MAS will soon embark on an exercise in "mystery shopping" to identify conduct issues in financial advisers, as a useful complement to its supervisory tools, said Ms Merlyn Ee, an Executive Director with the Singapore regulator.
When customer complaints are lodged with MAS, it is often difficult to tell which party is right or wrong, she noted.
“Mystery shopping would allow us to find out what actually transpired in the conversations between representatives and their customers, in particular whether the verbal representations made by representatives were misleading or inaccurate,” said Ms Ee, who was speaking at the Association of Financial Advisers (Singapore) 16th Annual Conference held last week.

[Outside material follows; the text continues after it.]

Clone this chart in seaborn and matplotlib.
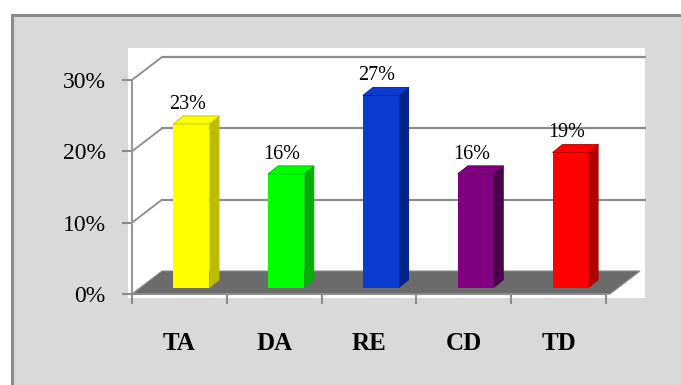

Mystery shopping refers to visiting a shop, restaurant or any other service outlet incognito in order to assess the quality of the goods or services.
Ms Ee said that mystery shopping is a common practice among foreign regulators as well as financial industry associations in Singapore. As it has been about six years since MAS last did mystery shopping, it will start another exercise soon. She added that once the exercise is completed, the findings will be shared with those surveyed, as well as the public.
At the conference, she also highlighted enforcement as the other key regulatory priority for the year ahead. The centralisation of MAS’ enforcement function in August 2016 has strengthened its enforcement capabilities. In the past year, MAS has taken severe action in 1Malaysia Development Berhad (1MDB) related offences and the penny stock saga.
“Supervision cannot prevent all harm, and this is where enforcement actions come in. To achieve effective deterrence, enforcement outcomes must be adequate to deter not just the offender from committing the same offence, but also others from engaging in similar misconduct.”
She said that going forward, the Singapore regulator would be stepping up efforts to investigate misconduct such as misrepresentation, mis-selling and inappropriate advice, common breaches of the local Financial Advisers Act.